El forense se encaminó hacia la primera camilla y, tomando el borde de la sábana, destapó el cuerpo.
—¿Se refería a este?
El comandante asintió. El médico, al notar cómo se marcaban los músculos de las mandíbulas de Litonev, se retiró prudentemente. El jefe de la Milicia avanzó hasta quedar pegado a la camilla.
—Supongo que usted me podrá decir a quién hay que entregar sus efectos personales —dijo el forense, después de unos instantes, colocando una caja de cartón junto al comandante.
Litonev lanzó una mirada rápida al interior: la ropa plegada, las botas, la cartera, un bolígrafo y un pequeño recipiente cilíndrico de latón. Lo recogió, extrañado ante la idea de Borisov mascando tabaco, y desenroscó la tapa. Sin embargo, el contenido le intrigó aún más: se trataba de una cinta que parecía de papel. La rozó con el índice.
—Vaya, no sabía que en el país de los Soviets estuvieseis tan adelantados.

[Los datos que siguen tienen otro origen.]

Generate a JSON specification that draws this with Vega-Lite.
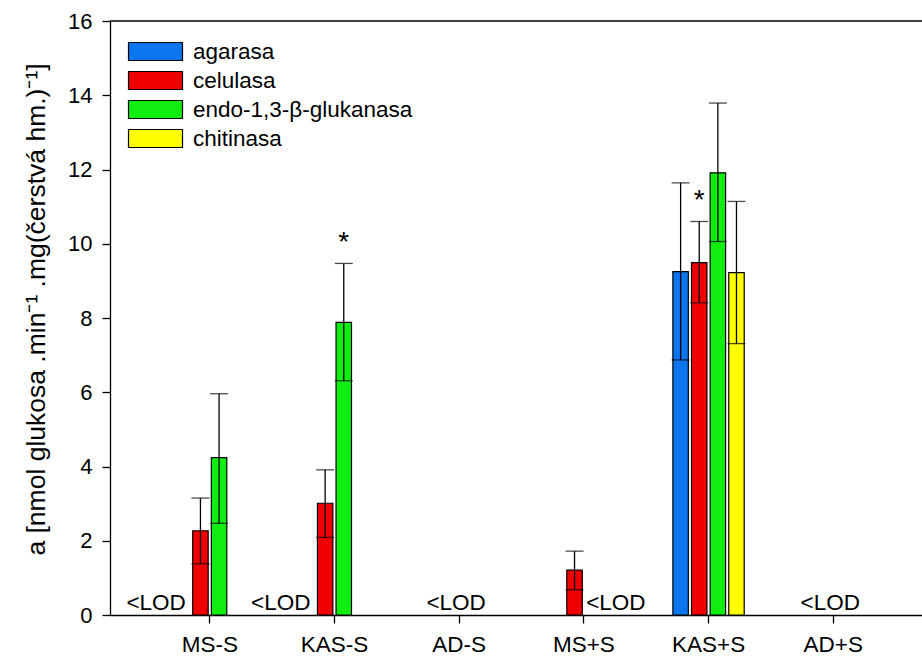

El comandante giró bruscamente el rostro hacia Dora Fischer, interrogante.
—Es una cinta de grabación de acetato de celulosa —se explicó ella—. La empresa alemana AEG Telefunken las tiene a prueba desde hace un par de años.
—¿Quieres decir que aquí puede haber algo grabado?
—Es posible, pero para escucharla no sirven los viejos cacharros que leen cintas magnéticas de metal.
—¿Dónde podemos encontrar uno de los nuevos?
—Yo los uso. Tengo uno en el hotel.
Litonev le entregó la cinta y dirigió de nuevo la mirada al cuerpo de Borisov. El pecho y el abdomen presentaban varios hematomas. Uno de ellos le evocó el contorno de la culata de un fusil. Litonev giró la cabeza del guardaespaldas. Dos golpes en la nuca sin apenas sangre alrededor. Volteó el tronco; más hematomas cubrían la espalda por entero. El flash de la cámara comenzó a iluminar el cadáver, mientras Fischer se movía con agilidad alrededor.
—El accidente no fue la causa de la muerte —murmuró Litonev.
—A no ser que el cuerpo bailase como un muñeco de trapo de un lado para otro —dijo el forense, calzándose las gafas.
—¿Cuál será su informe?
—No habrá informe, comandante. Si la NKVD dice que murió en un accidente de tráfico, es que murió así.
Litonev sacó el paquete de Lucky Strike, los ojos del forense se clavaron en la cajetilla. El comandante le ofreció un cigarro, que el otro aceptó de inmediato. Después de la primera calada, Litonev comenzó a hablar con parsimonia:
—Supongamos, sólo supongamos, que la Policía Política no hubiese sido quien le trajo este cuerpo. En ese caso, ¿cómo diría que falleció?
El médico sacó una petaca con vodka y se la tendió. Litonev la rehusó con un gesto de la cabeza, y el médico se giró hacia Dora, quien la cogió para darle un sorbo largo y limpiarse los labios con la manga del abrigo antes de devolvérsela. A continuación, bebió el forense: tres tragos seguidos sin respirar. Bajó despacio la petaca, dio otra calada y, mirando al cuerpo de Borisov, dijo:
—Explotó por dentro.
—Perdone, no le entiendo.
—Es fácil, comandante. Este hombre recibió treinta y dos golpes con culatas de fusil y doce puntapiés. Ninguno de ellos por sí solo hubiese sido mortal, si exceptúo los de la nuca, pero todos juntos en un periodo corto de tiempo debieron destrozar el hígado, el bazo… provocar hemorragias internas… Una especie de bombardeo.
—Luego… el accidente…
—Cuando se produjo, este hombre ya había muerto.